As Europe’s top legal enforcer Vestager faces criticism for putting too much emphasis on the idea that companies should behave fairly.

Vestager on Wednesday handed down a billion-euro fine against U.S. chipmaker Qualcomm for abusing a dominant position, and in the past few years she has meted out major penalties against firms ranging from Google to the Volkswagen Group. In her speeches she regularly riffs on the idea of fairness — much more so than her predecessors.

But the former Danish politician argued that her office was not guided by any misplaced or naive idealism. “Talking of fairness like that doesn’t make us Don Quixote,” she told the gathering, which was organized by the Global Competition Law Center.

Instead Vestager, who is a keen knitter, argued that the only principle guiding her action in antitrust cases is European law and decades of case precedent. “In our work on competition, like any good knitter, we have a pattern to follow,” she said.

Even so, the notion of fairness in markets, she said, is more than “just communication.”

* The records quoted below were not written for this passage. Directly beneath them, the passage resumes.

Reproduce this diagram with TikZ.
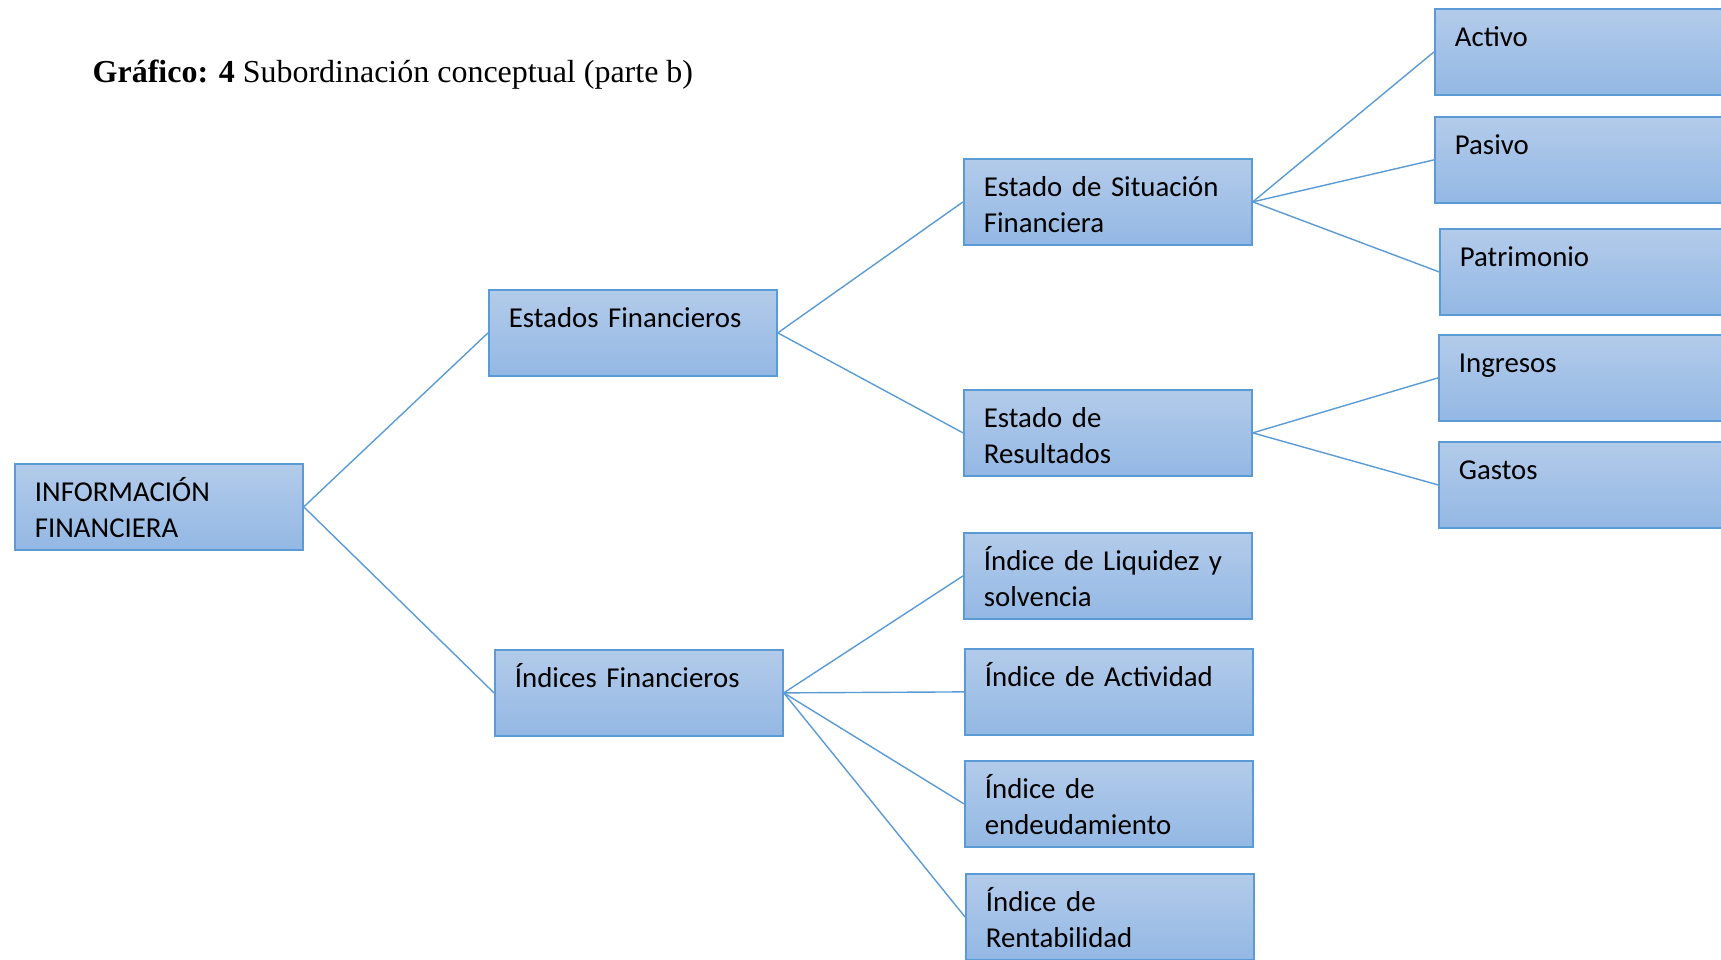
\documentclass[tikz,border=0pt]{standalone}
\usepackage{fontspec}
\setmainfont{Carlito}
\newfontfamily\titlefont{Liberation Serif}
\usepackage{tikz}
\usetikzlibrary{positioning}
\definecolor{boxtop}{HTML}{B3CBEA}
\definecolor{boxbot}{HTML}{93B8E4}
\definecolor{boxline}{HTML}{5B9BD5}
\tikzset{
  box/.style   = {draw=boxline, line width=0.5pt, top color=boxtop,
                  bottom color=boxbot, anchor=north west,
                  text width=24.8mm, align=left, inner xsep=2.0mm, inner ysep=0pt,
                  text height=3.8mm, text depth=4.8mm,
                  font=\fontsize{8.2}{10.2}\selectfont},
  link/.style  = {draw=boxline, line width=0.4pt},
}
\begin{document}
\begin{tikzpicture}[x=0.1mm, y=-0.1mm]
  \clip (0,0) rectangle (1721,960);

  % Title
  \node[anchor=base west, inner sep=0pt, font=\titlefont\fontsize{9.1}{11}\selectfont]
    (title) at (92,82) {\textbf{Gráfico: 4} Subordinación conceptual (parte b)};

  % Level 1 and 2
  \node[box] (info)    at (14,463)  {INFORMACIÓN\\FINANCIERA};
  \node[box] (estados) at (488,289) {Estados Financieros};
  \node[box] (indices) at (494,649) {Índices Financieros};

  % Level 3
  \node[box] (esf)  at (963,158) {Estado de Situación\\Financiera};
  \node[box] (er)   at (963,389) {Estado de\\Resultados};
  \node[box] (liq)  at (963,532) {Índice de Liquidez y\\solvencia};
  \node[box] (act)  at (964,648) {Índice de Actividad};
  \node[box] (endd) at (964,760) {Índice de\\endeudamiento};
  \node[box] (rent) at (965,873) {Índice de\\Rentabilidad};

  % Level 4
  \node[box] (activo) at (1434,8)   {Activo};
  \node[box] (pasivo) at (1434,116) {Pasivo};
  \node[box] (patri)  at (1439,228) {Patrimonio};
  \node[box] (ingr)   at (1438,334) {Ingresos};
  \node[box] (gastos) at (1438,441) {Gastos};

  % Edges
  \foreach \a/\b in {info/estados, info/indices, estados/esf, estados/er,
                     esf/activo, esf/pasivo, esf/patri, er/ingr, er/gastos,
                     indices/liq, indices/act, indices/endd, indices/rent}
    \draw[link] (\a.east) -- (\b.west);
\end{tikzpicture}
\end{document}
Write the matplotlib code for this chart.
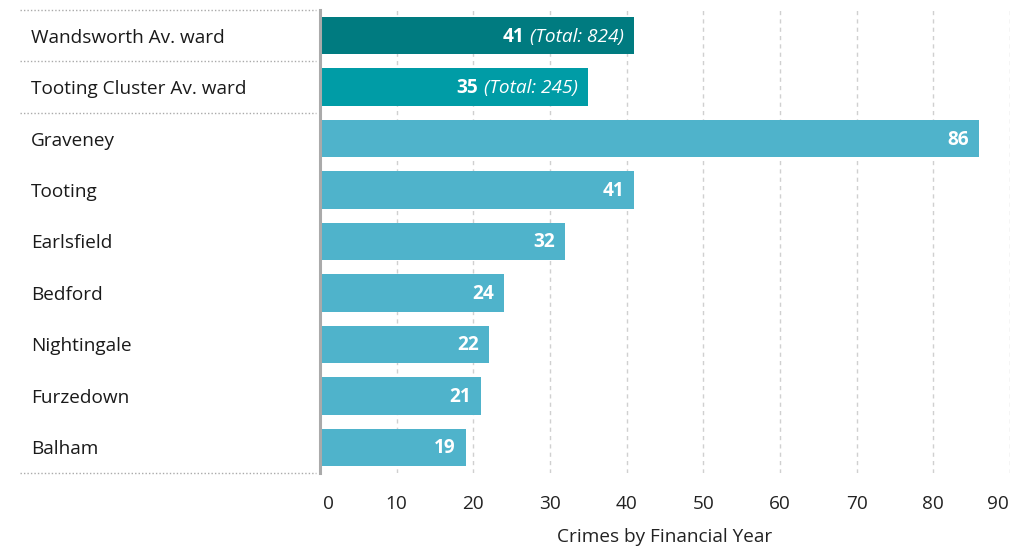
import matplotlib
matplotlib.use("Agg")
import matplotlib.pyplot as plt
from matplotlib.transforms import blended_transform_factory, ScaledTranslation

plt.rcParams['font.family'] = ['Open Sans', 'DejaVu Sans']

categories = ["Wandsworth Av. ward", "Tooting Cluster Av. ward", "Graveney", "Tooting",
              "Earlsfield", "Bedford", "Nightingale", "Furzedown", "Balham"]
values = [41, 35, 86, 41, 32, 24, 22, 21, 19]
totals = [824, 245, None, None, None, None, None, None, None]
bar_colors = ["#007B80", "#009CA6"] + ["#4FB3CB"] * 7
xticks = [0, 10, 20, 30, 40, 50, 60, 70, 80, 90]
xlabel = "Crimes by Financial Year"

W, H = 1030, 550
FS = 13.7
fig = plt.figure(figsize=(W / 100, H / 100), dpi=100)
ax = fig.add_axes([320 / W, 1 - 473 / H, 690 / W, 463 / H])

ypos = list(range(len(categories)))
ax.barh(ypos, values, height=0.73, color=bar_colors, zorder=3, left=0)
ax.set_xlim(0, 90)
ax.set_ylim(len(categories) - 0.5, -0.5)

# grid
ax.set_xticks(xticks)
ax.set_xticklabels([str(t) for t in xticks])
ax.xaxis.grid(True, color="#d0d0d0", linestyle=(0, (3, 3)), linewidth=1, zorder=0)
ax.tick_params(axis='x', length=0, pad=16, labelsize=FS, labelcolor="#222222")
ax.set_yticks([])
for s in ["top", "right", "bottom"]:
    ax.spines[s].set_visible(False)
ax.spines["left"].set_color("#aaaaaa")
ax.spines["left"].set_linewidth(2.2)
ax.spines["left"].set_zorder(5)

labels = ax.get_xticklabels()
labels[0].set_transform(labels[0].get_transform() + ScaledTranslation(8 / 100, 0, fig.dpi_scale_trans))
labels[-1].set_transform(labels[-1].get_transform() + ScaledTranslation(-12 / 100, 0, fig.dpi_scale_trans))

ax.set_xlabel(xlabel, fontsize=FS, color="#222222", labelpad=11)

# category labels
tr = blended_transform_factory(fig.transFigure, ax.transData)
for y, c in zip(ypos, categories):
    ax.annotate(c, (31 / W, y), xycoords=tr, xytext=(0, -2), textcoords='offset pixels',
                ha='left', va='center', fontsize=FS, color="#1a1a1a")

# dotted separators
for yb in [-0.5, 0.5, 1.5, len(categories) - 0.5]:
    ax.plot([20 / W, 316 / W], [yb, yb], transform=tr, color="#aaaaaa",
            linestyle=(0, (1, 1.5)), linewidth=1, clip_on=False)

# value labels
fig.canvas.draw()
renderer = fig.canvas.get_renderer()
for y, v, t in zip(ypos, values, totals):
    off = -10
    if t is not None:
        it = ax.annotate(f"(Total: {t})", (v, y), xytext=(off, -1), textcoords='offset pixels',
                         ha='right', va='center', fontsize=FS, style='italic', color='white', zorder=6)
        w = it.get_window_extent(renderer).width
        off = off - w - 6
    ax.annotate(f"{v}", (v, y), xytext=(off, -1), textcoords='offset pixels',
                ha='right', va='center', fontsize=FS, fontweight='bold', color='white', zorder=6)

fig.savefig("out.png", dpi=100)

Vestager said that the principle of fairness was good to keep in mind when identifying priority cases at the early stage of procedure, as her staff worked to sort through dozens of tips and complaints and potential breaches.

She cited a case completed last year where the Commission ordered the International Skating Union to drop rules that made it near-impossible for speed skaters to compete in rival events.

Fairness is a legitimate reference point, she said, because ensuring markets are perceived as fair is also one of the overall objectives of competition rules.

“For millennia, rulers have seen it as part of their job to make sure that markets work fairly for everyone,” she said, citing the stone-inscribed laws of the ancient Babylonian king, Hammurabi.

“They’ve known it was dangerous to fail in that responsibility. Because when people feel cheated by the market, they very easily lose trust in their whole society.”